Exactly as written, retype the listing below, omitting the pictures.

[Start of INFORMATION SHOWN]

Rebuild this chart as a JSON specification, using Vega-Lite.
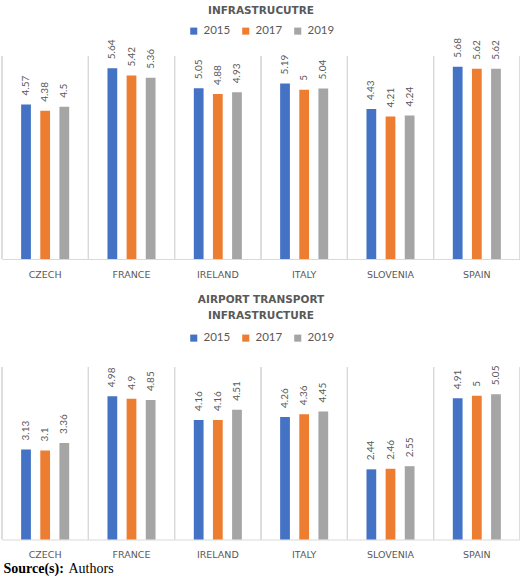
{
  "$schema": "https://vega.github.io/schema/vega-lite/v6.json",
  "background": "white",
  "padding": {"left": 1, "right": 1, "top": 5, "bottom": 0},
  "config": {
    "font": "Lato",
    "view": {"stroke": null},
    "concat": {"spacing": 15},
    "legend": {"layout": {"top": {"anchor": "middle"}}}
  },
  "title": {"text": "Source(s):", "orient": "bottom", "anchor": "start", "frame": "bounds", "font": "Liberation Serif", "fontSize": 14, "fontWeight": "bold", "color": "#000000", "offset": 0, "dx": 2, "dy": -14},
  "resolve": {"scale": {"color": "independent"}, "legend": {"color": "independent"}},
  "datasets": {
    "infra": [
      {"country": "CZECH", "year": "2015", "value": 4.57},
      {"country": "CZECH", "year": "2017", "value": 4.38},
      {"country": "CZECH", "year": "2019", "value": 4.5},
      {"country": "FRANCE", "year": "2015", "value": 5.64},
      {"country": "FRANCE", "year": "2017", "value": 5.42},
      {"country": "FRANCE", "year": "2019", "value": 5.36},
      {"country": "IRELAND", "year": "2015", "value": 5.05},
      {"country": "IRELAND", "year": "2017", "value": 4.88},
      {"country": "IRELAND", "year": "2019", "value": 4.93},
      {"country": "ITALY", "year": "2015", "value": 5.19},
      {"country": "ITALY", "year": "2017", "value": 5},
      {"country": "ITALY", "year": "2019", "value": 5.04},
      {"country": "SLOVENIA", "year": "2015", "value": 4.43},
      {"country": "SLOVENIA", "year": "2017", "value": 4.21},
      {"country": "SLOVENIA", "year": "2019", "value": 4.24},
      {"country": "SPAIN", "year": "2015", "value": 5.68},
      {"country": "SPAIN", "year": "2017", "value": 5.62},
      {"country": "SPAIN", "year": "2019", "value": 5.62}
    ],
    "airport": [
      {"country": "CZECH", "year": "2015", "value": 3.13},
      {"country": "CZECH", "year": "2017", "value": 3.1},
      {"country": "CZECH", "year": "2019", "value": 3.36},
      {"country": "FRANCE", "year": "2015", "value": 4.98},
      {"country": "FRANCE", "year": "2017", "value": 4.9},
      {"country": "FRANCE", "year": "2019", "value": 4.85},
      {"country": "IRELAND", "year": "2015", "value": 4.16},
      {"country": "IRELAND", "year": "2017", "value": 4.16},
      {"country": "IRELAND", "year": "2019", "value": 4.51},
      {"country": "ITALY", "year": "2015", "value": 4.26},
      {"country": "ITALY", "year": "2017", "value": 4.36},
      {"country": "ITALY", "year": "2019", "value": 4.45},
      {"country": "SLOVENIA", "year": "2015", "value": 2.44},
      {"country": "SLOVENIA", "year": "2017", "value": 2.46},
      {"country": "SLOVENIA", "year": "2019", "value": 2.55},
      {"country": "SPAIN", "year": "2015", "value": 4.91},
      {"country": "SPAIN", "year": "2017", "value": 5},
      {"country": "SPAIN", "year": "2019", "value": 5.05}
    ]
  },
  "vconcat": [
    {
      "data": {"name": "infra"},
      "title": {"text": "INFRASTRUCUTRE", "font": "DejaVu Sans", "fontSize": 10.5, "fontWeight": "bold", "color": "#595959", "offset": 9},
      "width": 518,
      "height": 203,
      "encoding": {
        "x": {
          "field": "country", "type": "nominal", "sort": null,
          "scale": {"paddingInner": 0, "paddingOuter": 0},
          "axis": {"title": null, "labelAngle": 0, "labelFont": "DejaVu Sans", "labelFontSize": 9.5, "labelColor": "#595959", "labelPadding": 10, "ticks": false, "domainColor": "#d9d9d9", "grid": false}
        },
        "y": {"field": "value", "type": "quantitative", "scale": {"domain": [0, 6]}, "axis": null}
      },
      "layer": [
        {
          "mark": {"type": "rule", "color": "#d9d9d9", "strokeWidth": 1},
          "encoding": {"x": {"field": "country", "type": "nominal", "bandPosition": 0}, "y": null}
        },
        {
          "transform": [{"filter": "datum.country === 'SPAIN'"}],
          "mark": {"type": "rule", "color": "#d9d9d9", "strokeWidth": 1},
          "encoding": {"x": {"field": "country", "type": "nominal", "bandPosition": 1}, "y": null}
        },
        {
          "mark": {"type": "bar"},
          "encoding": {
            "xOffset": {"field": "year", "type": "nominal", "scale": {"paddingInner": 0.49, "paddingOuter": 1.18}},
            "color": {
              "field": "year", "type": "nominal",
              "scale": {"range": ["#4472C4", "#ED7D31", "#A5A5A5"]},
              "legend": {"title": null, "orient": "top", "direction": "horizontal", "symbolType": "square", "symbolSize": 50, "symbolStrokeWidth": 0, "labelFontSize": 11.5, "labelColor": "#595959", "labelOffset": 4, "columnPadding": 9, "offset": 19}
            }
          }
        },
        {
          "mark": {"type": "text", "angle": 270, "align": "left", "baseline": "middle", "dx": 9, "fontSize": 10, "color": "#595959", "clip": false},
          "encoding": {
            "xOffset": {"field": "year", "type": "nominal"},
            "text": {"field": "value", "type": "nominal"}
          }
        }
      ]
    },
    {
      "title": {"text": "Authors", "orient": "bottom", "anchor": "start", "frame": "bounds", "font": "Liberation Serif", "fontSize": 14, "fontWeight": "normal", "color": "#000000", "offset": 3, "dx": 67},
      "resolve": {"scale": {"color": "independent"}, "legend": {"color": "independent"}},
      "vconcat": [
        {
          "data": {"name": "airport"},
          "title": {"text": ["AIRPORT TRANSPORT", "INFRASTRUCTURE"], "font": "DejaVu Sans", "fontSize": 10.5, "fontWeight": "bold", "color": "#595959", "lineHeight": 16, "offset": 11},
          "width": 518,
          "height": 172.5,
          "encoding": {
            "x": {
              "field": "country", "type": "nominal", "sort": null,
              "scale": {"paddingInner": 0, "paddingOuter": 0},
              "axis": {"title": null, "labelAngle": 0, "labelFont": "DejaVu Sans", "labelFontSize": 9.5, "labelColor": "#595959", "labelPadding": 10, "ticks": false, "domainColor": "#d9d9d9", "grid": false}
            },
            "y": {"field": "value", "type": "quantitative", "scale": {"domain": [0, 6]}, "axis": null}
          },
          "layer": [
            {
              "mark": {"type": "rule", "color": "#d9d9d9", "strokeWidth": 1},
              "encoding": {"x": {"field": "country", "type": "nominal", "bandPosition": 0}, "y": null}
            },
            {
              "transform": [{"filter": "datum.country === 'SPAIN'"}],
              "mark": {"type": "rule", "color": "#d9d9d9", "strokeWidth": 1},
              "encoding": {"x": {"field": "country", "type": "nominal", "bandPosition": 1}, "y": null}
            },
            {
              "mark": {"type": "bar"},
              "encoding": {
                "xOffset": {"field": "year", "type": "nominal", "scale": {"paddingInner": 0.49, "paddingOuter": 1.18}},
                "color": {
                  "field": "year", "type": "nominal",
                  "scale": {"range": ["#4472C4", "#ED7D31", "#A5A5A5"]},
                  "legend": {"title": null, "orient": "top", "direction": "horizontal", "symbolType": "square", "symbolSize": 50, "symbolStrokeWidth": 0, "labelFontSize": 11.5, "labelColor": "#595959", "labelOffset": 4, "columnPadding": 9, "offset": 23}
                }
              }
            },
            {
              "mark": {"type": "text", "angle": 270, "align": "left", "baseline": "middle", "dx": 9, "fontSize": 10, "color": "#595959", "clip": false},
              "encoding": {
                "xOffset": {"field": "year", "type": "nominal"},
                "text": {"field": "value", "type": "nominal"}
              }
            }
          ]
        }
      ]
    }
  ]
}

[End of INFORMATION SHOWN]

# REPLY TO THE EXERCISE
Rebuild this chart as a JSON specification, using Vega-Lite.
{
  "$schema": "https://vega.github.io/schema/vega-lite/v6.json",
  "background": "white",
  "padding": {"left": 1, "right": 1, "top": 5, "bottom": 0},
  "config": {
    "font": "Lato",
    "view": {"stroke": null},
    "concat": {"spacing": 15},
    "legend": {"layout": {"top": {"anchor": "middle"}}}
  },
  "title": {"text": "Source(s):", "orient": "bottom", "anchor": "start", "frame": "bounds", "font": "Liberation Serif", "fontSize": 14, "fontWeight": "bold", "color": "#000000", "offset": 0, "dx": 2, "dy": -14},
  "resolve": {"scale": {"color": "independent"}, "legend": {"color": "independent"}},
  "datasets": {
    "infra": [
      {"country": "CZECH", "year": "2015", "value": 4.57},
      {"country": "CZECH", "year": "2017", "value": 4.38},
      {"country": "CZECH", "year": "2019", "value": 4.5},
      {"country": "FRANCE", "year": "2015", "value": 5.64},
      {"country": "FRANCE", "year": "2017", "value": 5.42},
      {"country": "FRANCE", "year": "2019", "value": 5.36},
      {"country": "IRELAND", "year": "2015", "value": 5.05},
      {"country": "IRELAND", "year": "2017", "value": 4.88},
      {"country": "IRELAND", "year": "2019", "value": 4.93},
      {"country": "ITALY", "year": "2015", "value": 5.19},
      {"country": "ITALY", "year": "2017", "value": 5},
      {"country": "ITALY", "year": "2019", "value": 5.04},
      {"country": "SLOVENIA", "year": "2015", "value": 4.43},
      {"country": "SLOVENIA", "year": "2017", "value": 4.21},
      {"country": "SLOVENIA", "year": "2019", "value": 4.24},
      {"country": "SPAIN", "year": "2015", "value": 5.68},
      {"country": "SPAIN", "year": "2017", "value": 5.62},
      {"country": "SPAIN", "year": "2019", "value": 5.62}
    ],
    "airport": [
      {"country": "CZECH", "year": "2015", "value": 3.13},
      {"country": "CZECH", "year": "2017", "value": 3.1},
      {"country": "CZECH", "year": "2019", "value": 3.36},
      {"country": "FRANCE", "year": "2015", "value": 4.98},
      {"country": "FRANCE", "year": "2017", "value": 4.9},
      {"country": "FRANCE", "year": "2019", "value": 4.85},
      {"country": "IRELAND", "year": "2015", "value": 4.16},
      {"country": "IRELAND", "year": "2017", "value": 4.16},
      {"country": "IRELAND", "year": "2019", "value": 4.51},
      {"country": "ITALY", "year": "2015", "value": 4.26},
      {"country": "ITALY", "year": "2017", "value": 4.36},
      {"country": "ITALY", "year": "2019", "value": 4.45},
      {"country": "SLOVENIA", "year": "2015", "value": 2.44},
      {"country": "SLOVENIA", "year": "2017", "value": 2.46},
      {"country": "SLOVENIA", "year": "2019", "value": 2.55},
      {"country": "SPAIN", "year": "2015", "value": 4.91},
      {"country": "SPAIN", "year": "2017", "value": 5},
      {"country": "SPAIN", "year": "2019", "value": 5.05}
    ]
  },
  "vconcat": [
    {
      "data": {"name": "infra"},
      "title": {"text": "INFRASTRUCUTRE", "font": "DejaVu Sans", "fontSize": 10.5, "fontWeight": "bold", "color": "#595959", "offset": 9},
      "width": 518,
      "height": 203,
      "encoding": {
        "x": {
          "field": "country", "type": "nominal", "sort": null,
          "scale": {"paddingInner": 0, "paddingOuter": 0},
          "axis": {"title": null, "labelAngle": 0, "labelFont": "DejaVu Sans", "labelFontSize": 9.5, "labelColor": "#595959", "labelPadding": 10, "ticks": false, "domainColor": "#d9d9d9", "grid": false}
        },
        "y": {"field": "value", "type": "quantitative", "scale": {"domain": [0, 6]}, "axis": null}
      },
      "layer": [
        {
          "mark": {"type": "rule", "color": "#d9d9d9", "strokeWidth": 1},
          "encoding": {"x": {"field": "country", "type": "nominal", "bandPosition": 0}, "y": null}
        },
        {
          "transform": [{"filter": "datum.country === 'SPAIN'"}],
          "mark": {"type": "rule", "color": "#d9d9d9", "strokeWidth": 1},
          "encoding": {"x": {"field": "country", "type": "nominal", "bandPosition": 1}, "y": null}
        },
        {
          "mark": {"type": "bar"},
          "encoding": {
            "xOffset": {"field": "year", "type": "nominal", "scale": {"paddingInner": 0.49, "paddingOuter": 1.18}},
            "color": {
              "field": "year", "type": "nominal",
              "scale": {"range": ["#4472C4", "#ED7D31", "#A5A5A5"]},
              "legend": {"title": null, "orient": "top", "direction": "horizontal", "symbolType": "square", "symbolSize": 50, "symbolStrokeWidth": 0, "labelFontSize": 11.5, "labelColor": "#595959", "labelOffset": 4, "columnPadding": 9, "offset": 19}
            }
          }
        },
        {
          "mark": {"type": "text", "angle": 270, "align": "left", "baseline": "middle", "dx": 9, "fontSize": 10, "color": "#595959", "clip": false},
          "encoding": {
            "xOffset": {"field": "year", "type": "nominal"},
            "text": {"field": "value", "type": "nominal"}
          }
        }
      ]
    },
    {
      "title": {"text": "Authors", "orient": "bottom", "anchor": "start", "frame": "bounds", "font": "Liberation Serif", "fontSize": 14, "fontWeight": "normal", "color": "#000000", "offset": 3, "dx": 67},
      "resolve": {"scale": {"color": "independent"}, "legend": {"color": "independent"}},
      "vconcat": [
        {
          "data": {"name": "airport"},
          "title": {"text": ["AIRPORT TRANSPORT", "INFRASTRUCTURE"], "font": "DejaVu Sans", "fontSize": 10.5, "fontWeight": "bold", "color": "#595959", "lineHeight": 16, "offset": 11},
          "width": 518,
          "height": 172.5,
          "encoding": {
            "x": {
              "field": "country", "type": "nominal", "sort": null,
              "scale": {"paddingInner": 0, "paddingOuter": 0},
              "axis": {"title": null, "labelAngle": 0, "labelFont": "DejaVu Sans", "labelFontSize": 9.5, "labelColor": "#595959", "labelPadding": 10, "ticks": false, "domainColor": "#d9d9d9", "grid": false}
            },
            "y": {"field": "value", "type": "quantitative", "scale": {"domain": [0, 6]}, "axis": null}
          },
          "layer": [
            {
              "mark": {"type": "rule", "color": "#d9d9d9", "strokeWidth": 1},
              "encoding": {"x": {"field": "country", "type": "nominal", "bandPosition": 0}, "y": null}
            },
            {
              "transform": [{"filter": "datum.country === 'SPAIN'"}],
              "mark": {"type": "rule", "color": "#d9d9d9", "strokeWidth": 1},
              "encoding": {"x": {"field": "country", "type": "nominal", "bandPosition": 1}, "y": null}
            },
            {
              "mark": {"type": "bar"},
              "encoding": {
                "xOffset": {"field": "year", "type": "nominal", "scale": {"paddingInner": 0.49, "paddingOuter": 1.18}},
                "color": {
                  "field": "year", "type": "nominal",
                  "scale": {"range": ["#4472C4", "#ED7D31", "#A5A5A5"]},
                  "legend": {"title": null, "orient": "top", "direction": "horizontal", "symbolType": "square", "symbolSize": 50, "symbolStrokeWidth": 0, "labelFontSize": 11.5, "labelColor": "#595959", "labelOffset": 4, "columnPadding": 9, "offset": 23}
                }
              }
            },
            {
              "mark": {"type": "text", "angle": 270, "align": "left", "baseline": "middle", "dx": 9, "fontSize": 10, "color": "#595959", "clip": false},
              "encoding": {
                "xOffset": {"field": "year", "type": "nominal"},
                "text": {"field": "value", "type": "nominal"}
              }
            }
          ]
        }
      ]
    }
  ]
}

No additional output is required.